* START SUPPLIED RECORDS *

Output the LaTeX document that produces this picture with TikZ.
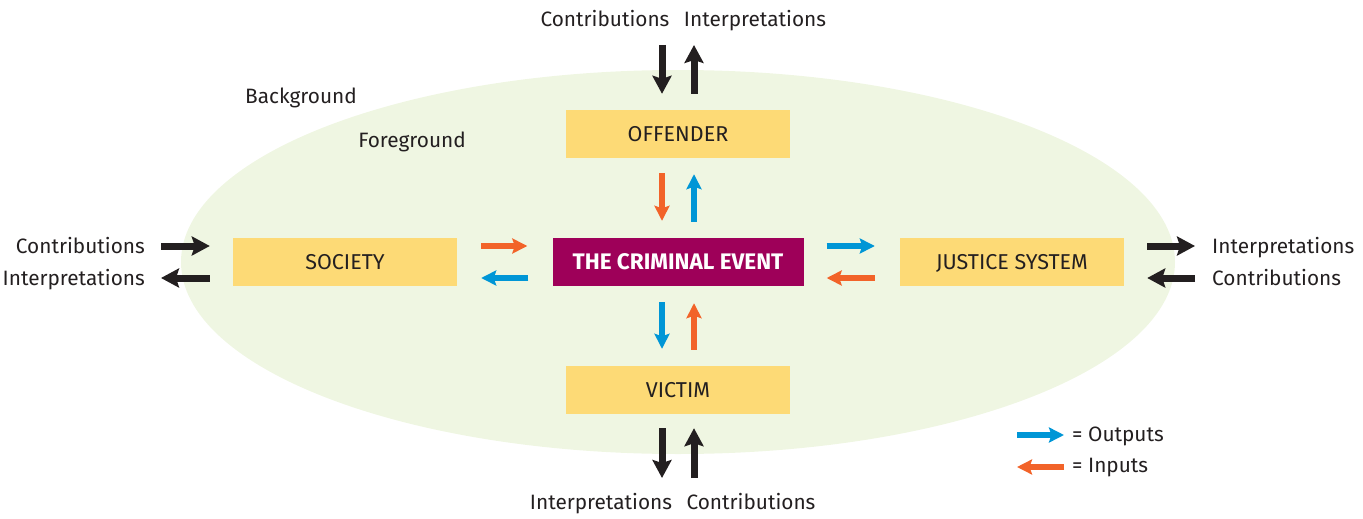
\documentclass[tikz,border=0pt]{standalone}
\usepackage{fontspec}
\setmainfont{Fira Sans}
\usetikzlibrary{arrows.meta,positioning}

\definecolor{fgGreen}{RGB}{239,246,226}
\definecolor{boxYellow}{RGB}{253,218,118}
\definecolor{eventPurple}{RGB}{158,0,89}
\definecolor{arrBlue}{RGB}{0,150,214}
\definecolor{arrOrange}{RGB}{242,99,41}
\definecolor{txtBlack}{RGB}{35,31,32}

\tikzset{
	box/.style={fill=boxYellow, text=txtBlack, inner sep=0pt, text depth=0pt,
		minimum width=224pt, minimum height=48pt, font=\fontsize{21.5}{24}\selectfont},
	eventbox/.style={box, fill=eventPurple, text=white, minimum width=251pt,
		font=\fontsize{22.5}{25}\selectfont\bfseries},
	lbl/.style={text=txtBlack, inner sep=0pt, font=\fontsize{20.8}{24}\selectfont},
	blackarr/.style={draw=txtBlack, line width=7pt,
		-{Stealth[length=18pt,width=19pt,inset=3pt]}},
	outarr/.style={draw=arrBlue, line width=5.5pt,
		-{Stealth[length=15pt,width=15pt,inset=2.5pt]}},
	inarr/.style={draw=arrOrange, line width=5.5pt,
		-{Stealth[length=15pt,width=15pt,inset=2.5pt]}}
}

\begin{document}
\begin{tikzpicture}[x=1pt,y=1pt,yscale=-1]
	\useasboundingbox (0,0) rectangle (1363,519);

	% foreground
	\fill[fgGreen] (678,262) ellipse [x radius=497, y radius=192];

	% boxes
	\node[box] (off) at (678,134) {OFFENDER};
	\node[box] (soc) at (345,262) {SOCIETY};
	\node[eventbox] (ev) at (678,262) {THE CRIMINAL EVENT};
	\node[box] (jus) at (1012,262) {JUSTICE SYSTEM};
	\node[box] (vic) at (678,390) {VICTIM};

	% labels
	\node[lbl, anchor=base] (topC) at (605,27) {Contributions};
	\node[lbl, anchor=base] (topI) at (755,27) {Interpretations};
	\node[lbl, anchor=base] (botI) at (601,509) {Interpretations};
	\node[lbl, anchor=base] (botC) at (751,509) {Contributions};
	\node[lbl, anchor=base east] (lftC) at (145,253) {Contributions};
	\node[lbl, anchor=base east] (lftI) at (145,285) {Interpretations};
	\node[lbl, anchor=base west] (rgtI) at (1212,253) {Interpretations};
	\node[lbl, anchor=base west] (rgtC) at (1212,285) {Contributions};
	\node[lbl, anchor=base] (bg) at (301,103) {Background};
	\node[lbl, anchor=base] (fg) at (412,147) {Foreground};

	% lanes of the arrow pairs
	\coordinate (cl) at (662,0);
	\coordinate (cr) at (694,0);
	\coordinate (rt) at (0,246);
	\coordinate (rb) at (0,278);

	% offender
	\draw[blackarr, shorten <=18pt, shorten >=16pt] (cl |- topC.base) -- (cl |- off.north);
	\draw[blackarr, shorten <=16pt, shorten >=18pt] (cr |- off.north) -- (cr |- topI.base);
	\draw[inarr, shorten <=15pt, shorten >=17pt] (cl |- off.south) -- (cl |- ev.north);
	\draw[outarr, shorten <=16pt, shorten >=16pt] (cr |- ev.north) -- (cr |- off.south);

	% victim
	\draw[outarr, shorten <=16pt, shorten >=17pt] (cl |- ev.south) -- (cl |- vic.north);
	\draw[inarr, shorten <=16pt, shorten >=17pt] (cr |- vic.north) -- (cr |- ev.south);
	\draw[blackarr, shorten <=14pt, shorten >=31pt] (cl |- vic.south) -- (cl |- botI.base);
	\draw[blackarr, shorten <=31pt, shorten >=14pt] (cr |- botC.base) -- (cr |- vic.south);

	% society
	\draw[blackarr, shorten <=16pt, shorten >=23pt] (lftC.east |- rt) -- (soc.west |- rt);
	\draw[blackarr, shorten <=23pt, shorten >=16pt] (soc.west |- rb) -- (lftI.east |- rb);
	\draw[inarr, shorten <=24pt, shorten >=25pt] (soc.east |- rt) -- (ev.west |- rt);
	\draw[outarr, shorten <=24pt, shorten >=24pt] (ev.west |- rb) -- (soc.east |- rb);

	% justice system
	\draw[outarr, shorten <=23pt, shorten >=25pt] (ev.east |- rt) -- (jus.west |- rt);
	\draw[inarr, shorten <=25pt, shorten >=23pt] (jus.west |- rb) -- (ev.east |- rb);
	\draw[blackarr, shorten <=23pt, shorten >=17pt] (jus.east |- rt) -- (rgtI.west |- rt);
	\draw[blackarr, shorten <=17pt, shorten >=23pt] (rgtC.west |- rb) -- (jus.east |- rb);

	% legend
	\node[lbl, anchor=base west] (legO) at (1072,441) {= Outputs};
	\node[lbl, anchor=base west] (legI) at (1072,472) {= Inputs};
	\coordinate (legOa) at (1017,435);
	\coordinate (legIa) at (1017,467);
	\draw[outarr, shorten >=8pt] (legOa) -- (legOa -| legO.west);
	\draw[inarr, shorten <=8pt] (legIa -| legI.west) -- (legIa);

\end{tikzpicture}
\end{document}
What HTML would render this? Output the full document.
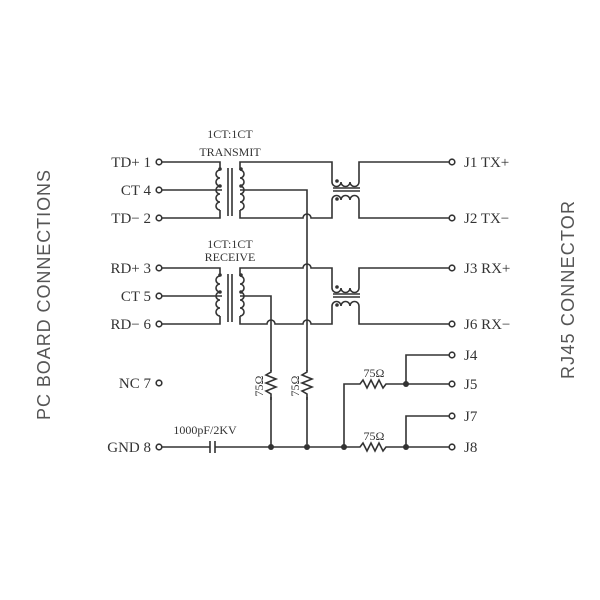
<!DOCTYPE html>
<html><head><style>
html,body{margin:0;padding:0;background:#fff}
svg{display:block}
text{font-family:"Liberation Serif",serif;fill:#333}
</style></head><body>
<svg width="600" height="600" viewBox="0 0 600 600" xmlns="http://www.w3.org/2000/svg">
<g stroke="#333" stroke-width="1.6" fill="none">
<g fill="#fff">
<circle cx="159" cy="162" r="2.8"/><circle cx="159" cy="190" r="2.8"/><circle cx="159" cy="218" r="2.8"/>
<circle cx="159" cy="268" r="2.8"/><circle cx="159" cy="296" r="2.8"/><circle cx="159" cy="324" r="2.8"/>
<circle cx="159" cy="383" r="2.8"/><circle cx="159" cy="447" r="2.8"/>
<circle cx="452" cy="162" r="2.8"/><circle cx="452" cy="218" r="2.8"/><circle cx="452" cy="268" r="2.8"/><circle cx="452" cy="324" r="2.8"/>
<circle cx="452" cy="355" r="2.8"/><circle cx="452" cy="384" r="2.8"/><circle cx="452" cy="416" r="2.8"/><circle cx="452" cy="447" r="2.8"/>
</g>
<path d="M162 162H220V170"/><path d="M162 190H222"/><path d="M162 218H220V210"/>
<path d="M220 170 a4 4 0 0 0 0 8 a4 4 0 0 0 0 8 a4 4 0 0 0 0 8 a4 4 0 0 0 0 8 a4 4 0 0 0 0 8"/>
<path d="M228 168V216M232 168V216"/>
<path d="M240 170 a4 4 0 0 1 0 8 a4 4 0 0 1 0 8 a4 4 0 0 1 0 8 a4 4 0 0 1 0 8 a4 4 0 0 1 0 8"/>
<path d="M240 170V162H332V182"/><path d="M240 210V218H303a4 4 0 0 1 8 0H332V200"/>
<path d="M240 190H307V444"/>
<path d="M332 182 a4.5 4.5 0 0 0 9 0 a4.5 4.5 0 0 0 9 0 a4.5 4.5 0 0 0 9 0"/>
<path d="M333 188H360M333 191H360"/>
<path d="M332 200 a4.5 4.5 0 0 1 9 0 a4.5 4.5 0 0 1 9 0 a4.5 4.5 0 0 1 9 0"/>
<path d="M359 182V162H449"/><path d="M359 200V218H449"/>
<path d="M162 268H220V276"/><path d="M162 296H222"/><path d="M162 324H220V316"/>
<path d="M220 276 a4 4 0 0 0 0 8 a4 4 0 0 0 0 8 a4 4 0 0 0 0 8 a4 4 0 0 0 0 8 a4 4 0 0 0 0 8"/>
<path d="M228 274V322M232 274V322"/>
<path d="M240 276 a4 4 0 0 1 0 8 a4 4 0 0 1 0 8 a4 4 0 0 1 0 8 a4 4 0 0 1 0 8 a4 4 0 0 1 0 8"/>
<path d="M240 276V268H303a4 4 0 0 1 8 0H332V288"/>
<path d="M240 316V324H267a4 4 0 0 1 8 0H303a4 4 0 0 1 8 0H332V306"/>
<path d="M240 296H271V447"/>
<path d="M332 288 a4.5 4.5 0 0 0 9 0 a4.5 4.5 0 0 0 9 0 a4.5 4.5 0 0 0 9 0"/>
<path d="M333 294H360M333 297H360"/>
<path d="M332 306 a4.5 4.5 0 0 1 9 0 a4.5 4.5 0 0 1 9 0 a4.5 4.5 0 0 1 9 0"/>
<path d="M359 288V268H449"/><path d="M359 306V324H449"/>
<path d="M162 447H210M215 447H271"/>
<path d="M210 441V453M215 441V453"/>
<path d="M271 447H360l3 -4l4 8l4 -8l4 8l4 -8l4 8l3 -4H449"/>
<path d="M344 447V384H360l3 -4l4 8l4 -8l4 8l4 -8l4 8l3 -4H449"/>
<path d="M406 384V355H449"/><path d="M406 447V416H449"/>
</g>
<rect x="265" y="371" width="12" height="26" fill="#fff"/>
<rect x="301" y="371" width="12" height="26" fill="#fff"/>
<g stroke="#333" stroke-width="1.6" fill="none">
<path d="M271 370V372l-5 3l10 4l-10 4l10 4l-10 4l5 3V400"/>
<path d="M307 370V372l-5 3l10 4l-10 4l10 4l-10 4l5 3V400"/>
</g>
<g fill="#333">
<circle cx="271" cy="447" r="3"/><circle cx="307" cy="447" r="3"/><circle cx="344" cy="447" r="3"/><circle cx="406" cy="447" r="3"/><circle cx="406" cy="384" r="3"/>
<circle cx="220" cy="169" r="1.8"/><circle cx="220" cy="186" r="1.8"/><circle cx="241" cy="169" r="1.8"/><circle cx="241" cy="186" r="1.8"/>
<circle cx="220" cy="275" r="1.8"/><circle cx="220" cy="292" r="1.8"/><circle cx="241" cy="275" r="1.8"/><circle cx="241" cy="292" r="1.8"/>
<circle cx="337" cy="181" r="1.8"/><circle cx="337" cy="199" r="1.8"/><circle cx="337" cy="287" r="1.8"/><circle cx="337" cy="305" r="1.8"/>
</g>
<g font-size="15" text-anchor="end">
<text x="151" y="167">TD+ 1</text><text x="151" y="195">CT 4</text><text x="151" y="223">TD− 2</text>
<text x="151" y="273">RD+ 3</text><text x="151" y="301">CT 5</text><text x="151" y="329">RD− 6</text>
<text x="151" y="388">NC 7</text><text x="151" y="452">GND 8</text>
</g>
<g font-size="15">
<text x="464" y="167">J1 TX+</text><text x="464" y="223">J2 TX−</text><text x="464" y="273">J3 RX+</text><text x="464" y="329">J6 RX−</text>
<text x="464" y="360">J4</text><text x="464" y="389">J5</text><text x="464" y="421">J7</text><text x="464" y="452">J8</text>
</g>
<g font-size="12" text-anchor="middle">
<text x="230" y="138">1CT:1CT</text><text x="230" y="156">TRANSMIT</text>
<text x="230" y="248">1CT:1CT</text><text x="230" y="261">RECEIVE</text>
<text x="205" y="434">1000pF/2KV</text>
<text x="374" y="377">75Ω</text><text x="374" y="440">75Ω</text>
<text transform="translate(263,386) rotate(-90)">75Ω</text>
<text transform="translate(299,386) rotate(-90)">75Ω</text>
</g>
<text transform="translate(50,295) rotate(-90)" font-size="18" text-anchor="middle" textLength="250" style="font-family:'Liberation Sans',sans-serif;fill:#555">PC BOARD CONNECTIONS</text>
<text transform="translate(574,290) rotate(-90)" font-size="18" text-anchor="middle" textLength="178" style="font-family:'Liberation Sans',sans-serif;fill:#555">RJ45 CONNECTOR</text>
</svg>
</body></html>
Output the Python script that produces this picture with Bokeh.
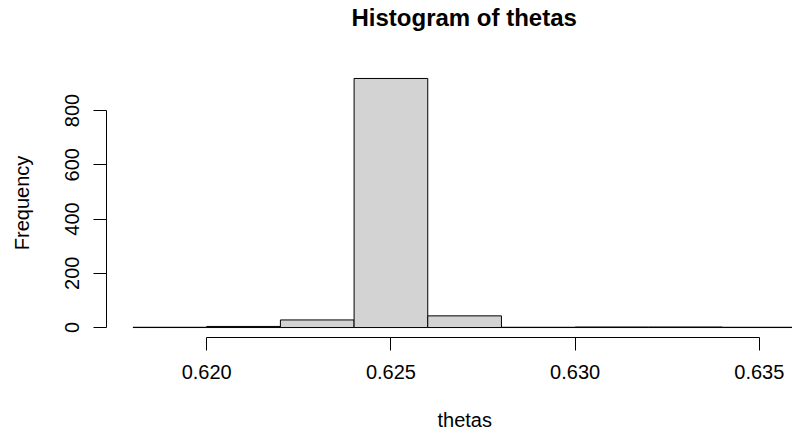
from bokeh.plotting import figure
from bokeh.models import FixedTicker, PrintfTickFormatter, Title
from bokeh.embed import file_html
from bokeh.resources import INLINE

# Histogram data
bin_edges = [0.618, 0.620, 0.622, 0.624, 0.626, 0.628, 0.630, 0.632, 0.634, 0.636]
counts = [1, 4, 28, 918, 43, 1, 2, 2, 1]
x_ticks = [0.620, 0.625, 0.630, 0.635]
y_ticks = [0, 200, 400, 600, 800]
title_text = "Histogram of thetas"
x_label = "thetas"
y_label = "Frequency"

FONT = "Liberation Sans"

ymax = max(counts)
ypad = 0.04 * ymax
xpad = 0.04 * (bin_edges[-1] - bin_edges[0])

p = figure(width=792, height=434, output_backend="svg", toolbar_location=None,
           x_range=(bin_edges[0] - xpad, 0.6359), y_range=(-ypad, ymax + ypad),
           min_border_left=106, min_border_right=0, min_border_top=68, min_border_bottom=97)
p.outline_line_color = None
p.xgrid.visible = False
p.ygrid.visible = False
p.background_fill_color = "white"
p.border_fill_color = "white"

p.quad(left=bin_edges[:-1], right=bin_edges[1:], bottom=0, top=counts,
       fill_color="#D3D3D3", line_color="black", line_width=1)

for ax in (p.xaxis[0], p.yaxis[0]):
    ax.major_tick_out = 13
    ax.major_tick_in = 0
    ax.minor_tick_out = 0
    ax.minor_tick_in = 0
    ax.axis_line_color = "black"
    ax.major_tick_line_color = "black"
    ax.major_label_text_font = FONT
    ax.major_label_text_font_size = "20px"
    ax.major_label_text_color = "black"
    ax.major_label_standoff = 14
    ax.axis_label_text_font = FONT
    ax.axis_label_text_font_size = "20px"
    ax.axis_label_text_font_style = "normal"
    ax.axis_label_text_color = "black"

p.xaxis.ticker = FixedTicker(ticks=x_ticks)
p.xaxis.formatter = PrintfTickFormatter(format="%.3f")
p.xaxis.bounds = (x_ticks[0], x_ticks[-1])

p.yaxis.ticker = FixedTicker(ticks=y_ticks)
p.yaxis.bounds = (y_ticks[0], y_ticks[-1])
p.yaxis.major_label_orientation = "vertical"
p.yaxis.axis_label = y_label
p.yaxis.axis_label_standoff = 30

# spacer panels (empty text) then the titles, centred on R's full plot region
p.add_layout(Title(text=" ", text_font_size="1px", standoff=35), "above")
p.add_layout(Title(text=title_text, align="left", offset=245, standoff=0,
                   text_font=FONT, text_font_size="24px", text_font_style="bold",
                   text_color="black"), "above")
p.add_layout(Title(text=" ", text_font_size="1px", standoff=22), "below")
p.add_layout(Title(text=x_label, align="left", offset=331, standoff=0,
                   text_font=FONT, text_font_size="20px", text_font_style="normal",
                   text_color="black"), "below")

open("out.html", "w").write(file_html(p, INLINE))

* END SUPPLIED RECORDS *

• **STATED GOAL**
From the line that has "Output the Python" through the line that has "from bokeh.resources import INLINE", reproduce each line exactly as it stands and nothing else; do not include any pictures.

• **OUTPUT FOR THIS EXERCISE**
Output the Python script that produces this picture with Bokeh.
from bokeh.plotting import figure
from bokeh.models import FixedTicker, PrintfTickFormatter, Title
from bokeh.embed import file_html
from bokeh.resources import INLINE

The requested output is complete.